Last month, a dozen or so scholars met in London (and were joined by a similar number via remote video-conference) to discuss and work on the open data produced by the Epigraphic Database Heidelberg. (See call and description.)
Over the course of the day seven working groups were formed, two of which completed their briefs within the day, but the other five will lead to ongoing work and discussion. Fuller reports from the individual groups will follow here shortly, but here is a short summary of the activities, along with links to the pages in the Wiki of the OEDUc Github repository.
Useful links:
- All interested colleagues are welcome to join the discussion group: https://groups.google.com/forum/#!forum/oeduc
- Code, documentation, and other notes are collected in the Github repository: https://github.com/EpiDoc/OEDUc
1. Disambiguating EDH person RDF
(Gabriel Bodard, Núria García Casacuberta, Tom Gheldof, Rada Varga)
We discussed and broadly specced out a couple of steps in the process for disambiguating PIR references for inscriptions in EDH that contain multiple personal names, for linking together person references that cite the same PIR entry, and for using Trismegistos data to further disambiguate EDH persons. We haven’t written any actual code to implement this yet, but we expect a few Python scripts would do the trick.
2. Epigraphic ontology
(Hugh Cayless, Paula Granados, Tim Hill, Thomas Kollatz, Franco Luciani, Emilia Mataix, Orla Murphy, Charlotte Tupman, Valeria Vitale, Franziska Weise)
This group discussed the various ontologies available for encoding epigraphic information (LAWDI, Nomisma, EAGLE Vocabularies) and ideas for filling the gaps between this. This is a long-standing desideratum of the EpiDoc community, and will be an ongoing discussion (perhaps the most important of the workshop).
3. Images and image metadata
(Angie Lumezeanu, Sarah Middle, Simona Stoyanova)
This group attempted to write scripts to track down copyright information on images in EDH (too complicated, but EAGLE may have more of this), download images and metadata (scripts in Github), and explored the possibility of embedding metadata in the images in IPTC format (in progress).
4. EDH and SNAP:DRGN mapping
(Rada Varga, Scott Vanderbilt, Gabriel Bodard, Tim Hill, Hugh Cayless, Elli Mylonas, Franziska Weise, Frank Grieshaber)
In this group we revised the status of SNAP:DRGN recommendations for person-data in RDF, and then looked in detail about the person list exported from the EDH data.
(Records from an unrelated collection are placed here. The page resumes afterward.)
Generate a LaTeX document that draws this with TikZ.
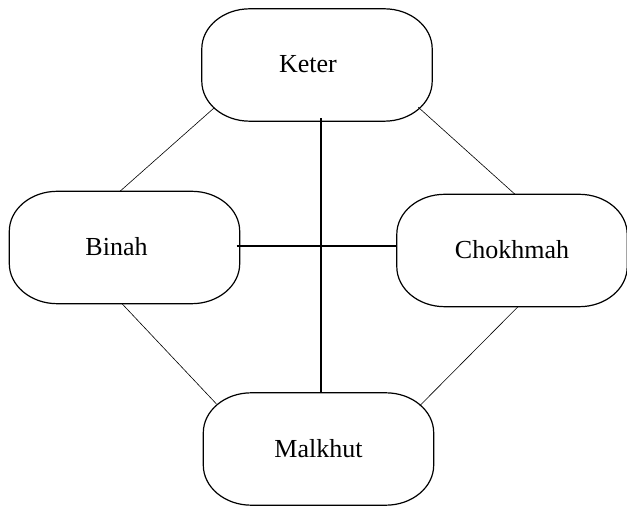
\documentclass[tikz,border=0pt]{standalone}
\usepackage{fontspec}
\setmainfont{Liberation Serif}
\usetikzlibrary{calc}
\newcommand\sefbox[1]{%
  \draw[boxline] ($(#1.north west)+(48,0)$) -- ($(#1.north east)+(-48,0)$)
    arc[start angle=90,end angle=0,x radius=48,y radius=40]
    -- ($(#1.south east)+(0,40)$)
    arc[start angle=0,end angle=-90,x radius=48,y radius=40]
    -- ($(#1.south west)+(48,0)$)
    arc[start angle=270,end angle=180,x radius=48,y radius=40]
    -- ($(#1.north west)+(0,-40)$)
    arc[start angle=180,end angle=90,x radius=48,y radius=40] -- cycle;}
\begin{document}
\begin{tikzpicture}[x=1pt,y=1pt,
  sefira/.style={minimum width=230pt, minimum height=112pt, inner sep=0pt, font=\fontsize{26}{30}\selectfont},
  boxline/.style={line width=1.2pt},
  thinlink/.style={line width=0.6pt},
  thicklink/.style={line width=2pt}]
\useasboundingbox (0,0) rectangle (627,506);
\node[sefira] (keter) at (317,441) {\hspace*{-18pt}\raisebox{3pt}{Keter}};
\node[sefira] (binah) at (124.5,258.5) {\hspace*{-16pt}\raisebox{2pt}{Binah}};
\node[sefira] (chokhmah) at (512,255.5) {\raisebox{2pt}{Chokhmah}};
\node[sefira] (malkhut) at (318.5,57) {\raisebox{-1.5pt}{Malkhut}};
\sefbox{keter}
\sefbox{binah}
\sefbox{chokhmah}
\sefbox{malkhut}
\coordinate (vx) at (321,0);
\coordinate (hy) at (0,260.3);
\draw[thicklink] ($(keter.south -| vx)+(0,3)$) -- (malkhut.north -| vx);
\draw[thicklink] ($(binah.east |- hy)+(-3,0)$) -- (chokhmah.west |- hy);
\draw[thinlink] ($(keter.south west)+(12,13)$) -- ($(binah.north)+(-4.5,0)$);
\draw[thinlink] ($(keter.south east)+(-14,14)$) -- ($(chokhmah.north)+(3,0)$);
\draw[thinlink] ($(binah.south)+(-2.5,0)$) -- ($(malkhut.north west)+(13,-11)$);
\draw[thinlink] ($(chokhmah.south)+(6,0)$) -- ($(malkhut.north east)+(-14,-13)$);
\end{tikzpicture}
\end{document}
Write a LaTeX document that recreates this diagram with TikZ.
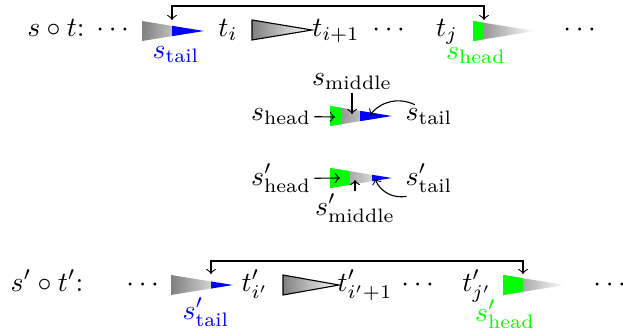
\documentclass[tikz,border=0pt]{standalone}
\usepackage{amsmath,amssymb}
\usepackage{xcolor}
\usepackage{tikz}
\usetikzlibrary{arrows.meta,positioning,calc}

\newcommand{\tri}[3]{(#1,#2-10) -- ++(#3,10) -- ++(-#3,10) -- cycle}

\begin{document}
\begin{tikzpicture}[
    x=0.36pt, y=-0.36pt,
    >=to,
    txt/.style={anchor=base, inner sep=1pt},
    tailtxt/.style={txt, text=blue},
    headtxt/.style={txt, text=green},
    grad/.style={left color=gray, right color=white}
]
\useasboundingbox (0,0) rectangle (623,335);

\shade[grad] \tri{142}{31}{62};
\begin{scope}
  \clip \tri{142}{31}{62};
  \fill[blue] (172,0) rectangle (210,60);
\end{scope}
\shadedraw[grad] \tri{252}{30}{60};
\shade[grad] \tri{473}{31}{62};
\begin{scope}
  \clip \tri{473}{31}{62};
  \fill[green] (460,0) rectangle (484,60);
\end{scope}

\node[txt] (st) at (56,36) {$s\circ t$:};
\node[txt] (dots1) at (115,36) {$\cdots$};
\node[txt] (ti) at (228,36) {$t_i$};
\node[txt] (tii) at (336,36) {$t_{i+1}$};
\node[txt] (dots2) at (391,36) {$\cdots$};
\node[txt] (tj) at (447,36) {$t_j$};
\node[txt] (dots3) at (582,36) {$\cdots$};
\node[tailtxt] (stail) at (176,58) {$s_{\text{tail}}$};
\node[headtxt] (shead) at (476,59) {$s_{\text{head}}$};

\coordinate (ta) at (172,20);
\coordinate (hb) at (484,20);
\draw[<->] (ta) -- ++(0,-14) -| (hb);

\shade[grad] \tri{330}{116}{62};
\begin{scope}
  \clip \tri{330}{116}{62};
  \fill[green] (320,90) rectangle (341,140);
  \fill[blue] (360,90) rectangle (400,140);
\end{scope}

\node[txt] (mh) at (281,120) {$s_{\text{head}}$};
\node[txt] (mm) at (352,85) {$s_{\text{middle}}$};
\node[txt] (mt) at (429,120) {$s_{\text{tail}}$};
\coordinate (mhp) at (335,117);
\coordinate (mmp) at (352,114);
\coordinate (mtp) at (370,115);
\draw[->] (mh) -- (mhp);
\draw[->] (mm) -- (mmp);
\draw[->] (mt) to[bend right=38] (mtp);

\shade[grad] \tri{330}{178}{62};
\begin{scope}
  \clip \tri{330}{178}{62};
  \fill[green] (320,150) rectangle (350,200);
  \fill[blue] (372,150) rectangle (400,200);
\end{scope}

\node[txt] (nh) at (281,185) {$s'_{\text{head}}$};
\node[txt] (nm) at (355,215) {$s'_{\text{middle}}$};
\node[txt] (nt) at (429,185) {$s'_{\text{tail}}$};
\coordinate (nhp) at (340,178);
\coordinate (nmp) at (355,180);
\coordinate (ntp) at (375,179);
\draw[->] (nh) -- (nhp);
\draw[->] (nm) -- (nmp);
\draw[->] (nt) to[bend left=38] (ntp);

\shade[grad] \tri{171}{285}{62};
\begin{scope}
  \clip \tri{171}{285}{62};
  \fill[blue] (211,260) rectangle (240,310);
\end{scope}
\shadedraw[grad] \tri{283}{285}{56};
\shade[grad] \tri{503}{285}{62};
\begin{scope}
  \clip \tri{503}{285}{62};
  \fill[green] (490,260) rectangle (523,310);
\end{scope}

\node[txt] (spt) at (47,291) {$s'\circ t'$:};
\node[txt] (dots4) at (145,291) {$\cdots$};
\node[txt] (tpi) at (255,291) {$t'_{i'}$};
\node[txt] (tpii) at (365,291) {$t'_{i'+1}$};
\node[txt] (dots5) at (420,291) {$\cdots$};
\node[txt] (tpj) at (477,291) {$t'_{j'}$};
\node[txt] (dots6) at (612,291) {$\cdots$};
\node[tailtxt] (sptail) at (206,319) {$s'_{\text{tail}}$};
\node[headtxt] (sphead) at (505,321) {$s'_{\text{head}}$};

\coordinate (tc) at (211,274);
\coordinate (hd) at (523,274);
\draw[<->] (tc) -- ++(0,-13) -| (hd);
\end{tikzpicture}
\end{document}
A list of suggestions for improving this data was produced for EDH to consider. This task was considered to be complete. (Although Frank may have feedback or questions for us later.)
5. EDH and Pelagios NER
(Orla Murphy, Sarah Middle, Simona Stoyanova, Núria Garcia Casacuberta, Thomas Kollatz)
This group explored the possibility of running machine named entity extraction on the Latin texts of the EDH inscriptions, in two stages: extracting plain text from the XML (code in Github); applying CLTK/NLTK scripts to identify entities (in progress).
6. EDH and Pelagios location disambiguation
(Paula Granados, Valeria Vitale, Franco Luciani, Angie Lumezeanu, Thomas Kollatz, Hugh Cayless, Tim Hill)
This group aimed to work on disambiguating location information in the EDH data export, for example making links between Geonames place identifiers, TMGeo places, Wikidata and Pleiades identifiers, via the Pelagios gazetteer or other linking mechanisms. A pathway for resolving was identified, but work is still ongoing.
7. Exist-db mashup application
(Pietro Liuzzo)
This task, which Dr Liuzzo carried out alone, since his network connection didn’t allow him to join any of the discussion groups on the day, was to create an implementation of existing code for displaying and editing epigraphic editions (using Exist-db, Leiden+, etc.) and offer a demonstration interface by which the EDH data could be served up to the public and contributions and improvements invited. (A preview “epigraphy.info” perhaps?)